DATASET RECORDS:
········

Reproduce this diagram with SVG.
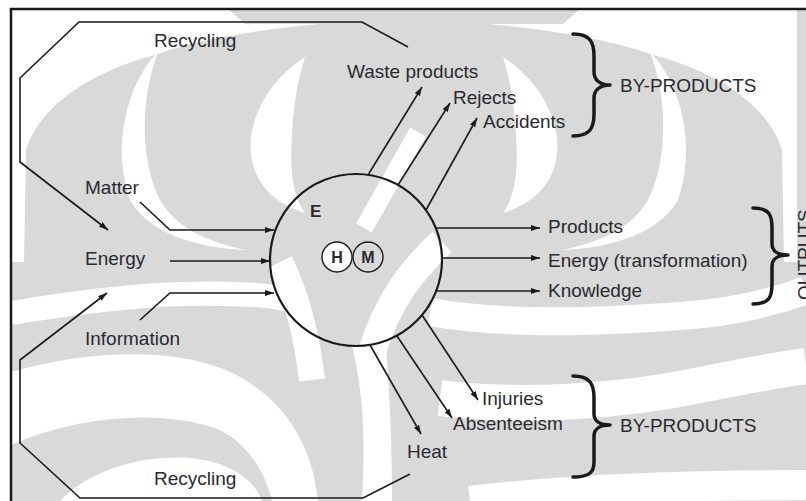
<svg xmlns="http://www.w3.org/2000/svg" width="806" height="501" viewBox="0 0 806 501">
<defs>
<style>
.t{font-family:"Liberation Sans",Arial,sans-serif;font-size:19px;fill:#2a2a30;}
.b{font-weight:bold;}
.ln{fill:none;stroke:#1a1a1a;stroke-width:1.6;}
.br{fill:none;stroke:#1a1a1a;stroke-width:3.5;stroke-linecap:round;stroke-linejoin:round;}
.wf{fill:#ffffff;}
.ws{fill:none;stroke:#ffffff;}
</style>
<marker id="ah" viewBox="0 0 9 6" refX="9" refY="3" markerWidth="9" markerHeight="6" markerUnits="userSpaceOnUse" orient="auto">
<path d="M0,0 L9,3 L0,6 Z" fill="#1a1a1a"/>
</marker>
<g id="topwhite">
<path class="wf" d="M11,9 H228 L245,24 H320 C250,30 190,42 158,54 C90,72 40,105 26,150 L24,262 L11,262 Z"/>
<path class="wf" d="M158,52 C125,85 112,150 130,200 C150,235 200,248 245,250 C200,240 175,225 160,200 C140,160 140,100 158,52 Z"/>
<path class="wf" d="M305,57 C262,85 245,130 252,160 C258,190 280,205 305,213 C292,195 290,170 292,135 C294,100 298,80 305,57 Z"/>
</g>
</defs>
<rect width="806" height="501" fill="#ffffff"/>
<g id="watermark">
<rect x="11" y="9" width="795" height="492" fill="#d9d9d9"/>
<use href="#topwhite"/>
<use href="#topwhite" transform="translate(808,0) scale(-1,1)"/>
<path class="ws" stroke-width="24" d="M11,313 C60,305 120,296 180,294 C220,293 260,293 290,300"/>
<path class="wf" d="M11,372 C80,352 170,345 230,372 C280,395 312,440 318,501 L272,501 C265,470 245,440 215,428 C160,410 80,415 11,445 Z"/>
<path class="wf" d="M60,501 C90,470 140,455 190,458 C230,462 255,480 262,501 Z"/>
<path class="wf" d="M352,345 C365,400 365,450 362,501 L392,501 C392,450 390,400 386,345 Z"/>
<path class="ws" stroke-width="26" d="M280,262 C296,295 306,330 312,380"/>
<path class="ws" stroke-width="28" d="M442,242 C412,270 388,300 372,352"/>
<path class="ws" stroke-width="18" d="M364,228 L418,132"/>
<path class="ws" stroke-width="28" d="M430,312 C500,325 600,322 680,316 C740,312 780,300 806,290"/>
<path class="ws" stroke-width="36" d="M440,398 C520,408 620,402 700,385 C750,375 790,368 806,366"/>
<path class="ws" stroke-width="30" d="M470,501 C560,490 680,485 806,485"/>
</g>
<g id="frame">
<path d="M11,501 V9 H806" fill="none" stroke="#1a1a1a" stroke-width="2.5"/>
</g>
<g id="connectors">
<path class="ln" d="M408,47 L362,22 L79,22 L20,78 L20,162 L108,230" marker-end="url(#ah)"/>
<path class="ln" d="M410,474 L363,498 L80,498 L20,443 L20,360 L107,293" marker-end="url(#ah)"/>
<path class="ln" d="M140,202 L170,230 L274,230" marker-end="url(#ah)"/>
<path class="ln" d="M170,261 L270,261" marker-end="url(#ah)"/>
<path class="ln" d="M140,320 L170,293 L274,293" marker-end="url(#ah)"/>
<path class="ln" d="M368,175 L422,87" marker-end="url(#ah)"/>
<path class="ln" d="M398,185 L450,103" marker-end="url(#ah)"/>
<path class="ln" d="M426,210 L477,118" marker-end="url(#ah)"/>
<path class="ln" d="M436,228 L540,228" marker-end="url(#ah)"/>
<path class="ln" d="M442,258 L540,258" marker-end="url(#ah)"/>
<path class="ln" d="M435,291 L540,291" marker-end="url(#ah)"/>
<path class="ln" d="M422,315 L478,400" marker-end="url(#ah)"/>
<path class="ln" d="M397,336 L452,418" marker-end="url(#ah)"/>
<path class="ln" d="M370,345 L421,434" marker-end="url(#ah)"/>
</g>
<g id="system">
<circle cx="356" cy="260" r="86" fill="none" stroke="#1a1a1a" stroke-width="2.2"/>
<text class="t b" x="310" y="217" style="font-size:17px">E</text>
</g>
<g id="node-H">
<circle cx="337" cy="257" r="15" fill="#fff" stroke="#1a1a1a" stroke-width="1.4"/>
<text class="t b" x="337" y="263" text-anchor="middle" style="font-size:16px">H</text>
</g>
<g id="node-M">
<circle cx="368" cy="257" r="15" fill="none" stroke="#1a1a1a" stroke-width="1.4"/>
<text class="t b" x="368" y="263" text-anchor="middle" style="font-size:16px">M</text>
</g>
<g id="inputs">
<text class="t" x="85" y="194">Matter</text>
<text class="t" x="85" y="265">Energy</text>
<text class="t" x="85" y="345">Information</text>
</g>
<g id="recycling">
<text class="t" x="154" y="47">Recycling</text>
<text class="t" x="154" y="485">Recycling</text>
</g>
<g id="byproducts-top">
<text class="t" x="347" y="78">Waste products</text>
<text class="t" x="453" y="104">Rejects</text>
<text class="t" x="483" y="128">Accidents</text>
<path class="br" d="M573,34 C590,34 594,42 594,56 L594,72 C594,80 600,85 610,85 C600,85 594,90 594,98 L594,114 C594,128 590,136 573,136"/>
<text class="t" x="620" y="92">BY-PRODUCTS</text>
</g>
<g id="outputs">
<text class="t" x="548" y="233">Products</text>
<text class="t" x="548" y="267">Energy (transformation)</text>
<text class="t" x="548" y="297">Knowledge</text>
<path class="br" d="M753,208 C770,208 772,216 772,228 L772,244 C772,251 778,255 788,255 C778,255 772,259 772,266 L772,284 C772,296 770,304 753,304"/>
<text class="t" transform="translate(811,300) rotate(-90)">OUTPUTS</text>
</g>
<g id="byproducts-bottom">
<text class="t" x="482" y="405">Injuries</text>
<text class="t" x="453" y="430">Absenteeism</text>
<text class="t" x="407" y="458">Heat</text>
<path class="br" d="M573,376 C590,376 594,384 594,398 L594,414 C594,421 600,425 610,425 C600,425 594,429 594,436 L594,462 C594,472 590,477 573,477"/>
<text class="t" x="620" y="432">BY-PRODUCTS</text>
</g>
</svg>
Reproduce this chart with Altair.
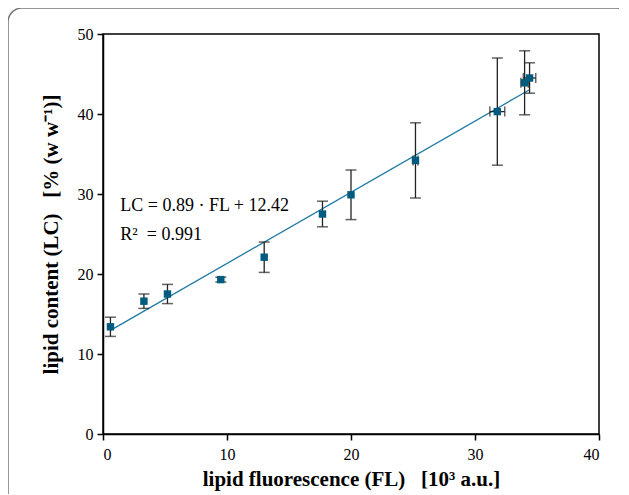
import altair as alt
import pandas as pd

fl = [0.6, 3.3, 5.2, 9.5, 13.0, 17.7, 20.0, 25.2, 31.8, 34.0, 34.4]
lc = [13.4, 16.6, 17.5, 19.3, 22.1, 27.5, 29.9, 34.2, 40.3, 43.9, 44.5]
lc_err = [1.2, 0.9, 1.2, 0.3, 1.9, 1.6, 3.1, 4.7, 6.7, 4.0, 1.9]
fl_err = [0.0, 0.0, 0.0, 0.0, 0.0, 0.0, 0.0, 0.2, 0.6, 0.3, 0.5]

slope = 0.89
intercept = 12.42
fit_x = [0.6, 34.4]
annot_text = ["LC = 0.89 · FL + 12.42", "R²\u00a0 = 0.991"]
annot_x = [1.4, 1.4]
annot_y = [28.5, 24.9]

df = pd.DataFrame({"fl": fl, "lc": lc, "lce": lc_err, "fle": fl_err})
df["lo"] = df["lc"] - df["lce"]
df["hi"] = df["lc"] + df["lce"]
df["xlo"] = df["fl"] - df["fle"]
df["xhi"] = df["fl"] + df["fle"]
dfx = df[df["fle"] > 0]

fit_df = pd.DataFrame({"fl": fit_x, "lc": [slope * v + intercept for v in fit_x]})
ann_df = pd.DataFrame({"t": annot_text, "x": annot_x, "y": annot_y})

FONT = "Liberation Serif"
xs = alt.Scale(domain=[0, 40], nice=False)
ys = alt.Scale(domain=[0, 50], nice=False)
SP = "\u00a0\u00a0\u00a0"

x_axis = alt.Axis(
    title=f"lipid fluorescence (FL){SP}[10³ a.u.]", values=[0, 10, 20, 30, 40],
    grid=False, domainColor="black", tickColor="black", tickSize=6, domainWidth=1.5, tickWidth=1.5,
    labelFont=FONT, labelFontSize=16, labelColor="black", labelPadding=6,
    titleFont=FONT, titleFontSize=21, titleFontWeight="bold", titleColor="black", titlePadding=6)
y_axis = alt.Axis(
    title=f"lipid content (LC){SP}[% (w w⁻¹)]", values=[0, 10, 20, 30, 40, 50],
    grid=False, domainColor="black", tickColor="black", tickSize=6, domainWidth=1.5, tickWidth=1.5,
    labelFont=FONT, labelFontSize=16, labelColor="black", labelPadding=4,
    titleFont=FONT, titleFontSize=21, titleFontWeight="bold", titleColor="black", titlePadding=16)

def X(f):
    return alt.X(f, scale=xs, axis=x_axis)

def Y(f):
    return alt.Y(f, scale=ys, axis=y_axis)

frame = alt.Chart(pd.DataFrame({"a": [0]})).mark_rect(
    fill=None, stroke="#777777", strokeWidth=1.5, cornerRadius=14
).encode(x=alt.value(-95), x2=alt.value(528), y=alt.value(-26), y2=alt.value(490))

line = alt.Chart(fit_df).mark_line(color="#1f7aa3", strokeWidth=1.3).encode(x=X("fl:Q"), y=Y("lc:Q"))

vrule = alt.Chart(df).mark_rule(color="#222222", strokeWidth=1.3).encode(
    x=X("fl:Q"), y=Y("lo:Q"), y2="hi:Q")
cap_lo = alt.Chart(df).mark_tick(color="#222222", orient="horizontal", size=11, thickness=1.5).encode(
    x=X("fl:Q"), y=Y("lo:Q"))
cap_hi = alt.Chart(df).mark_tick(color="#222222", orient="horizontal", size=11, thickness=1.5).encode(
    x=X("fl:Q"), y=Y("hi:Q"))

hrule = alt.Chart(dfx).mark_rule(color="#222222", strokeWidth=1.3).encode(
    x=X("xlo:Q"), x2="xhi:Q", y=Y("lc:Q"))
hcap_lo = alt.Chart(dfx).mark_tick(color="#222222", orient="vertical", size=10, thickness=1.5).encode(
    x=X("xlo:Q"), y=Y("lc:Q"))
hcap_hi = alt.Chart(dfx).mark_tick(color="#222222", orient="vertical", size=10, thickness=1.5).encode(
    x=X("xhi:Q"), y=Y("lc:Q"))

pts = alt.Chart(df).mark_square(color="#005b7f", opacity=1, size=55).encode(
    x=X("fl:Q"), y=Y("lc:Q"))

ann = alt.Chart(ann_df).mark_text(font=FONT, fontSize=18, align="left", baseline="middle", color="black").encode(
    x=X("x:Q"), y=Y("y:Q"), text="t:N")

chart = alt.layer(frame, line, vrule, cap_lo, cap_hi, hrule, hcap_lo, hcap_hi, pts, ann).properties(
    width=496, height=400,
    autosize=alt.AutoSizeParams(type="none"),
    padding={"left": 95, "top": 26, "right": 20, "bottom": 60},
    background="white"
).configure(font=FONT).configure_view(stroke="black", strokeWidth=1.5).configure_axis(
    labelFont=FONT, titleFont=FONT
)

chart.save("out.html", embed_options={"renderer": "svg", "actions": False})
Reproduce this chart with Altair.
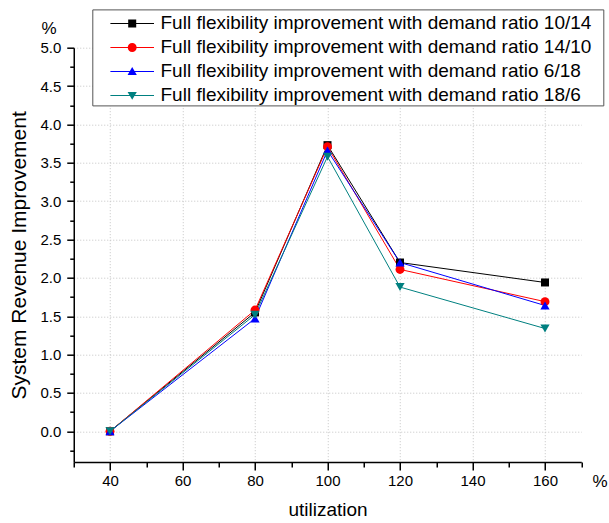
import altair as alt
import pandas as pd

# ---------------- data ----------------
utilization = [40, 80, 100, 120, 160]
series_names = [
    "Full flexibility improvement with demand ratio 10/14",
    "Full flexibility improvement with demand ratio 14/10",
    "Full flexibility improvement with demand ratio 6/18",
    "Full flexibility improvement with demand ratio 18/6",
]
ratio_10_14 = [0.00, 1.55, 3.73, 2.20, 1.94]
ratio_14_10 = [0.00, 1.58, 3.71, 2.11, 1.69]
ratio_6_18 = [0.00, 1.47, 3.66, 2.20, 1.64]
ratio_18_6 = [0.00, 1.52, 3.58, 1.88, 1.34]
series_values = [ratio_10_14, ratio_14_10, ratio_6_18, ratio_18_6]

x_tick_values = [30, 40, 50, 60, 70, 80, 90, 100, 110, 120, 130, 140, 150, 160, 170]
y_tick_values = [-0.25, 0.0, 0.25, 0.5, 0.75, 1.0, 1.25, 1.5, 1.75, 2.0, 2.25,
                 2.5, 2.75, 3.0, 3.25, 3.5, 3.75, 4.0, 4.25, 4.5, 4.75, 5.0]
unit_labels = ["%"]

# ---------------- styles ----------------
colors = ["#000000", "#ff0000", "#0000ff", "#008080"]
marker_shapes = ["square", "circle", "triangle-up", "triangle-down"]
marker_sizes = [64, 80, 85, 85]

# legend symbols: 14 px per path unit (symbolSize 784)
legend_line = "M-1.557,-0.036H1.557V0.036H-1.557Z"
legend_pad = "M33.65,0L33.65,0"
legend_paths = [
    legend_pad + legend_line + "M-0.286,-0.286H0.286V0.286H-0.286Z",
    legend_pad + legend_line + "M-0.32,0A0.32,0.32 0 1,1 0.32,0A0.32,0.32 0 1,1 -0.32,0Z",
    legend_pad + legend_line + "M0,-0.31L0.33,0.25L-0.33,0.25Z",
    legend_pad + legend_line + "M0,0.31L-0.33,-0.25L0.33,-0.25Z",
]

rows = []
for name, vals in zip(series_names, series_values):
    for u, v in zip(utilization, vals):
        rows.append({"series": name, "utilization": u, "value": v})
df = pd.DataFrame(rows)

W, H = 507.5, 414.3
FONT = "Liberation Sans"

x_major = "datum.value % 20 === 0"
y_major = "abs(datum.value * 2 - round(datum.value * 2)) < 0.001"

x_enc = alt.X(
    "utilization:Q",
    scale=alt.Scale(domain=[30, 170], nice=False, zero=False),
    axis=alt.Axis(
        values=x_tick_values,
        title="utilization",
        labelExpr=f"{x_major} ? datum.label : ''",
        tickSize={"condition": {"test": x_major, "value": 8}, "value": 5},
        gridOpacity={"condition": {"test": x_major, "value": 1}, "value": 0},
        grid=True,
        gridColor="#c4c4c4",
        gridDash=[1, 2],
        gridWidth=1,
        domainColor="black",
        domainWidth=1.5,
        tickColor="black",
        tickWidth=1.5,
        labelFont=FONT,
        labelFontSize=15,
        labelColor="black",
        labelPadding=3,
        labelFlush=False,
        labelOverlap=False,
        titleFont=FONT,
        titleFontSize=19,
        titleFontWeight="normal",
        titleColor="black",
        titleX=W / 2,
        titleY=47,
        titleAlign="center",
        titleBaseline="middle",
    ),
)
y_enc = alt.Y(
    "value:Q",
    scale=alt.Scale(domain=[-0.4, 5.0], nice=False, zero=False),
    axis=alt.Axis(
        values=y_tick_values,
        title="System Revenue Improvement",
        format=".1f",
        labelExpr=f"{y_major} ? format(datum.value, '.1f') : ''",
        tickSize={"condition": {"test": y_major, "value": 7}, "value": 4},
        gridOpacity={"condition": {"test": y_major, "value": 1}, "value": 0},
        grid=True,
        gridColor="#c4c4c4",
        gridDash=[1, 2],
        gridWidth=1,
        domainColor="black",
        domainWidth=1.5,
        tickColor="black",
        tickWidth=1.5,
        labelFont=FONT,
        labelFontSize=15,
        labelColor="black",
        labelPadding=6,
        labelFlush=False,
        labelOverlap=False,
        titleFont=FONT,
        titleFontSize=21,
        titleFontWeight="normal",
        titleColor="black",
        titleX=-54,
        titleY=H / 2,
        titleAngle=270,
        titleAlign="center",
        titleBaseline="middle",
    ),
)

base = alt.Chart(df)

series_layers = []
for name, col in zip(series_names, colors):
    sub = base.transform_filter(alt.datum.series == name)
    series_layers.append(
        sub.mark_line(strokeWidth=1, color=col).encode(x=x_enc, y=y_enc)
    )
for name, col, shp, sz in zip(series_names, colors, marker_shapes, marker_sizes):
    sub = base.transform_filter(alt.datum.series == name)
    series_layers.append(
        sub.mark_point(shape=shp, filled=True, size=sz, color=col, opacity=1)
        .encode(x=x_enc, y=y_enc)
    )

legend_def = alt.Legend(
    title=None,
    orient="none",
    legendX=18.55,
    legendY=-38.3,
    direction="vertical",
    symbolSize=784,
    symbolStrokeWidth=0,
    symbolOpacity=1,
    symbolOffset=25.9,
    labelFont=FONT,
    labelFontSize=19,
    labelColor="black",
    labelOffset=14.3,
    labelLimit=1000,
    padding=0,
    rowPadding=0,
    strokeColor="#555555",
    fillColor="white",
)

color_scale = alt.Scale(domain=series_names, range=colors)
legend_layer = base.mark_point(filled=True, opacity=0).encode(
    x=x_enc, y=y_enc,
    color=alt.Color("series:N", scale=color_scale, legend=legend_def, sort=series_names),
    shape=alt.Shape("series:N", scale=alt.Scale(domain=series_names, range=legend_paths),
                    legend=legend_def, sort=series_names),
)

units = pd.DataFrame({"u": unit_labels})
y_unit = alt.Chart(units).mark_text(font=FONT, fontSize=17, color="black").encode(
    x=alt.value(-24.75), y=alt.value(-18.7), text="u:N"
)
x_unit = alt.Chart(units).mark_text(font=FONT, fontSize=17, color="black").encode(
    x=alt.value(526.25), y=alt.value(434), text="u:N"
)

chart = alt.layer(*series_layers, legend_layer, y_unit, x_unit).properties(
    width=W,
    height=H,
    autosize=alt.AutoSizeParams(type="none"),
    padding={"left": 73.75, "top": 47.7, "right": 27.75, "bottom": 61},
    background="white",
).configure_view(stroke=None)

chart.save("out.html", embed_options={"renderer": "svg", "actions": False})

········

EXERCISE OBJECTIVE: Scan the material above for the word "with". Copy each line where it occurs.

SOLUTION:
Reproduce this diagram with SVG.
Reproduce this chart with Altair.
Reproduce this chart with Altair.
    "Full flexibility improvement with demand ratio 10/14",
    "Full flexibility improvement with demand ratio 14/10",
    "Full flexibility improvement with demand ratio 6/18",
    "Full flexibility improvement with demand ratio 18/6",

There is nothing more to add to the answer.